Asparagus, tomato & haloumi salad

Prep 20 mins | Cook 8 mins | Serves 4

2 tbs olive oil
12-15 stems thick asparagus, trimmed
250g haloumi, cut into 1cm-thick slices
250g mini roma tomatoes, halved lengthways
½ small red onion, finely shaved

Green herb dressing:
1 cup flat-leaf parsley leaves
1 cup mint leaves
1 tbs lemon juice
1 tsp finely grated lemon rind
1/3 cup extra virgin olive oil

Step 1 To make the green herb dressing, combine all ingredients in a small food processor. Season with salt and pepper. Process until finely chopped. Set aside.

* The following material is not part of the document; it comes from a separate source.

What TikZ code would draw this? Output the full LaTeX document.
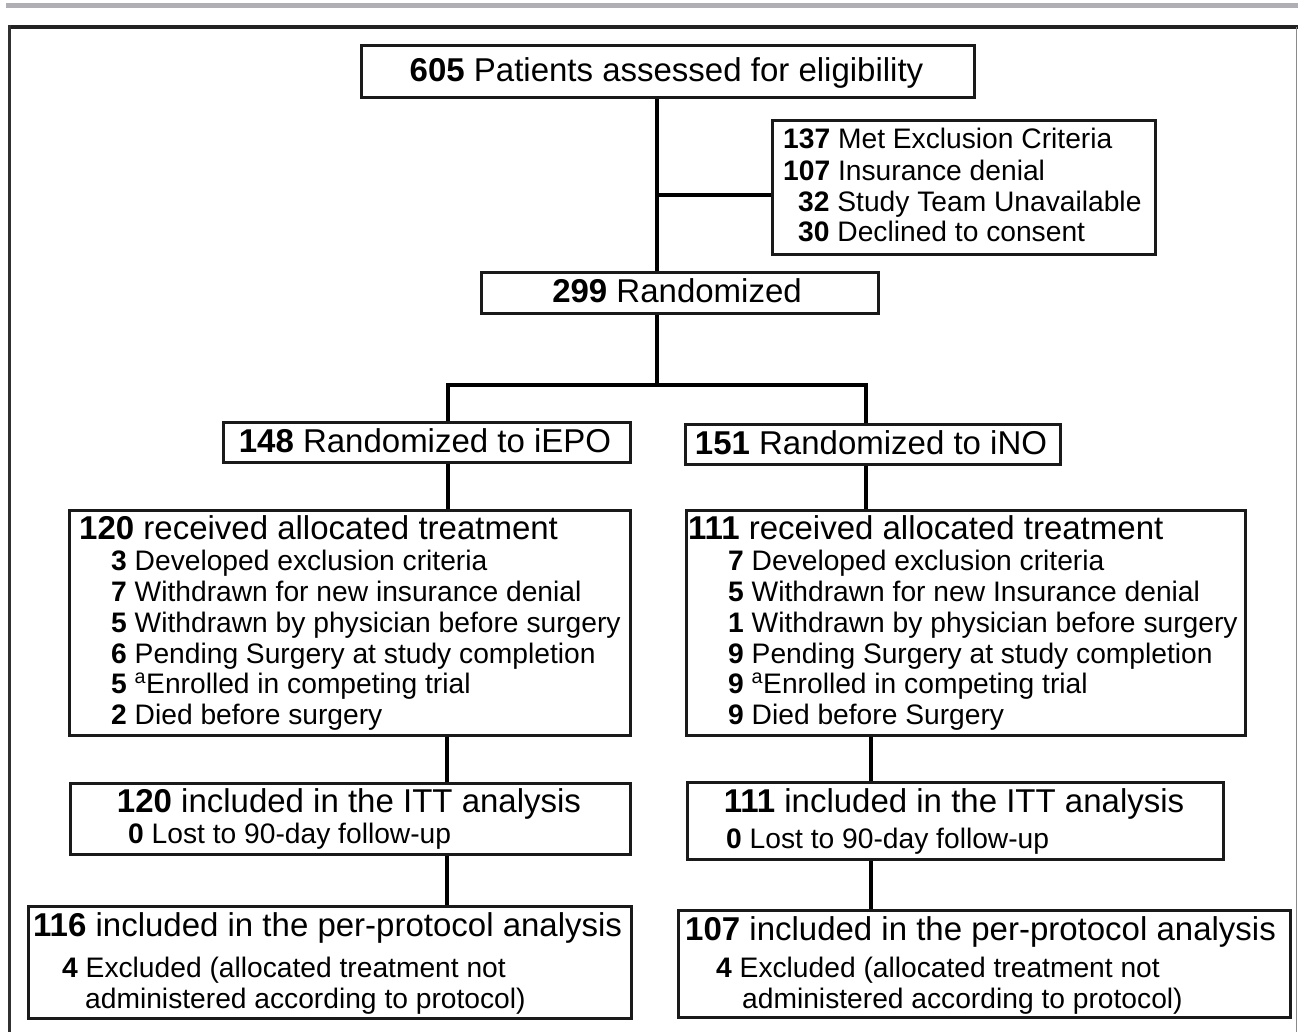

Step 2 Heat 1 tbs oil a large frying pan over medium-high heat. Add asparagus and cook, turning occasionally, for 3-4 minutes until just tender. Transfer to a serving plate.

Step 3 Add remaining 1 tbs oil to the pan and heat over medium-high heat until hot. Add haloumi and cook for 1 minute on each side until just golden and hot. Halve asparagus lengthways. Arrange asparagus, haloumi, tomatoes and onion on a serving platter. Drizzle with the green herb dressing.

Good for you ... Asparagus

One of the best sources of natural folate. This B complex vitamin is important throughout life for normal function of the immune system. A source of vitamin C which contributes to protecting body cells from damage from free radicals.